OK, I think I know what is going on. When the AArch64 JITter (e.g.) finds that there is no more space in the JIT buffer,
- it will point
jb->index
to beyond the end of the buffer -
AppendJit()
will refuse to write anything further to the JIT buffer -
FlushCod()
(blink/path.c
) will later discard the incompletely written-out code.
In such cases it is OK for the JIT location counter to be unaligned, since the code will be discarded anyway. So perhaps instead of
unassert(!(disp & 0x03));
you could just say
unassert(!(disp & 0x03) || jb->index > kJitBlockSize);
Thank you!
This is the current checkpoint. It is enough to execute o//blink/blink build/bootstrap/mkdeps.com
and many of the tests (in particular cosmo/2/test_suite_md.com
and cosmo/2/test_suite_mpi.com
are indeed 5-6x faster), but other tests that should pass quickly seem to hang indefinitely. This includes o//blink/blink third_party/cosmo/2/palandprintf_test.com
and o//blink/blink third_party/cosmo/2/cos_test.com
. Is there something weird about floating point I haven't accounted for?
The code it generates now is pretty good, but for many of the micro ops it seems unnecessary to load r12
since they don't reference the TOC, and it would be nice to eliminate it for those quick load/store/gimme-register functions which get called a lot. Maybe I can come up with a white list. Some of those functions are single instructions and seem ideal for inlining if that ever becomes a thing. About the only thing missing is the inability to fuse overflow checks because we have to go to XER for that, not the regular condition register fields.
Is there a way to debug calls?
Hello @classilla,
Do you mean you want to step into a function that is being called? You can probably use GDB or LLDB's step
and/or stepi
commands for that (unless I am missing something).
Thank you!
No (I'm well aware of what those do, probably wouldn't have been able to write anything without them ;-). What I want is to instrument what x86 instructions map to what blocks of generated code so I can understand where the infinite loop is coming from. If this isn't easily possible, I may put this aside for awhile again, since I don't have any further way to understand the tests that fail.
Hello @classilla,
What I want is to instrument what x86 instructions map to what blocks of generated code so I can understand where the infinite loop is coming from.

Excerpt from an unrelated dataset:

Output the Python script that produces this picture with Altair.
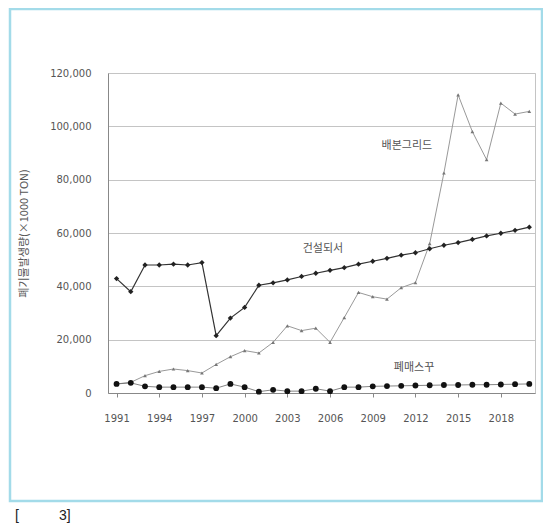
import altair as alt
import pandas as pd

years = list(range(1991, 2021))
construction = [42900, 38000, 48000, 48000, 48300, 48000, 48900, 21500, 28100, 32100,
                40400, 41300, 42400, 43700, 44900, 46000, 47000, 48300, 49400, 50500,
                51700, 52600, 54100, 55400, 56400, 57600, 58900, 59900, 61000, 62200]
grid = [3400, 4000, 6500, 8100, 9000, 8400, 7500, 10700, 13600, 15900,
        15000, 19000, 25200, 23400, 24300, 19000, 28300, 37700, 36100, 35200,
        39500, 41400, 56000, 82500, 111800, 98000, 87500, 108700, 104600, 105600]
small = [3400, 3800, 2500, 2200, 2200, 2200, 2200, 1800, 3400, 2200,
         500, 1200, 700, 700, 1600, 700, 2200, 2200, 2500, 2600,
         2700, 2800, 2900, 3000, 3000, 3100, 3100, 3200, 3300, 3400]

x_ticks = [1991, 1994, 1997, 2000, 2003, 2006, 2009, 2012, 2015, 2018]
y_ticks = [0, 20000, 40000, 60000, 80000, 100000, 120000]

ann_text = ["배본그리드", "건설되서", "폐매스꾸"]
ann_year = [2011.4, 2005.5, 2011.9]
ann_val = [92500, 54000, 9200]

y_title = "폐기물발생량(×1000 TON)"
caption_parts = ["[", "3]"]

df = pd.DataFrame({"year": years, "construction": construction, "grid": grid, "small": small})
ann = pd.DataFrame({"text": ann_text, "year": ann_year, "val": ann_val})
one = pd.DataFrame({"k": [0]})

xs = alt.Scale(domain=[1990.4, 2020.4], nice=False, zero=False)
ys = alt.Scale(domain=[0, 120000], nice=False)

x_axis = alt.Axis(values=x_ticks, format="d", grid=False, tickSize=4, tickColor="#888",
                  labelPadding=16, labelFontSize=10, labelColor="#555", domainColor="#888",
                  labelFont="DejaVu Sans", title=None)
y_axis = alt.Axis(values=y_ticks, format=",.0f", grid=True, gridColor="#c4c4c4", tickSize=0,
                  labelPadding=17, labelFontSize=10, labelColor="#555", domainColor="#888",
                  labelFont="DejaVu Sans", title=y_title, titleFont="Noto Sans CJK KR",
                  titleFontSize=11, titleFontWeight="normal", titleColor="#555", titlePadding=20)

base = alt.Chart(df)

axes = base.mark_line(opacity=0).encode(
    x=alt.X("year:Q", scale=xs, axis=x_axis),
    y=alt.Y("construction:Q", scale=ys, axis=y_axis),
)

a_line = base.mark_line(color="#333", strokeWidth=1.2).encode(
    x=alt.X("year:Q", scale=xs), y=alt.Y("construction:Q", scale=ys))
a_pts = base.mark_point(shape="diamond", filled=True, color="#222", size=28, opacity=1).encode(
    x=alt.X("year:Q", scale=xs), y=alt.Y("construction:Q", scale=ys))

b_line = base.mark_line(color="#999", strokeWidth=1).encode(
    x=alt.X("year:Q", scale=xs), y=alt.Y("grid:Q", scale=ys))
b_pts = base.mark_point(shape="triangle-up", filled=True, color="#777", size=14, opacity=1).encode(
    x=alt.X("year:Q", scale=xs), y=alt.Y("grid:Q", scale=ys))

c_line = base.mark_line(color="#666", strokeWidth=0.8).encode(
    x=alt.X("year:Q", scale=xs), y=alt.Y("small:Q", scale=ys))
c_pts = base.mark_point(shape="circle", filled=True, color="#111", size=34, opacity=1).encode(
    x=alt.X("year:Q", scale=xs), y=alt.Y("small:Q", scale=ys))

labels = alt.Chart(ann).mark_text(font="Noto Sans CJK KR", fontSize=11, color="#555").encode(
    x=alt.X("year:Q", scale=xs), y=alt.Y("val:Q", scale=ys), text="text:N")

frame = alt.Chart(one).mark_rect(fill=None, stroke="#a3dbe9", strokeWidth=2.5).encode(
    x=alt.value(-98), x2=alt.value(434), y=alt.value(-64), y2=alt.value(428))

cap1 = alt.Chart(one).mark_text(text=caption_parts[0], align="left", baseline="alphabetic", fontSize=14,
                                font="Liberation Sans", fontWeight="normal", color="#222").encode(
    x=alt.value(-93), y=alt.value(447))
cap2 = alt.Chart(one).mark_text(text=caption_parts[1], align="left", baseline="alphabetic", fontSize=14,
                                font="Liberation Sans", fontWeight="normal", color="#222").encode(
    x=alt.value(-49), y=alt.value(447))

chart = alt.layer(frame, axes, b_line, b_pts, a_line, a_pts, c_line, c_pts, labels, cap1, cap2).properties(
    width=427, height=320,
    autosize=alt.AutoSizeParams(type="none"),
    padding={"left": 100, "top": 65, "right": 8, "bottom": 131},
).configure_view(stroke="#c4c4c4", strokeWidth=1)

chart.save("out.html", embed_options={"renderer": "svg", "actions": False})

It might be helpful to dump m->ip
— m
normally goes into the register kJitSav0
— to get an idea of which basic block in the guest code is being run.
(In non-JIT mode, m->ip - m->oplen
should give precise guest %rip
values, but as the README
explains, JITted code may try not to update m->ip
unless really necessary.)
Some of those functions are single instructions and seem ideal for inlining if that ever becomes a thing.
The x86-64 JITter does know how to inline the more "trivial" micro-ops into the JIT stream. See the implementation of CallMicroOp( )
in blink/uop.c
. The AArch64 JITter does not do this yet, but I am working on implementing it (https://github.com/jart/blink/pull/145). You could probably do something similar.
Thank you!
I eventually started stepping through the code with blinkenlights -j third_party/cosmo/2/cos_test.com
to see where it diverges from a non-JIT run. It ends up making three normal calls to dtoa
but the fourth call is where it goes haywire.
The code gets to 00414d9c * mov %rax,%r14
. On the non-JIT run, single stepping goes to 00414d9f mov %r13d,%esi
(the next instruction), as expected, but on the JIT run a single step immediately jumps to 00415400 movl $1,-0x8c(%rbp)
.
That doesn't make any sense. Did I forget to convert a section of code in my patch?
Hello @classilla,
This is probably expected and OK. In JIT mode, "single stepping" will not really step through just the next instruction, but instead it will run through an entire translated basic block. If the guest state is correct by the time the guest reaches %rip
= 0x415400
then there should be no problem.
Thank you!
That's going to be a problem, because the divergence occurs in that entire segment it flies through (the guest state is not correct at the end of the basic block).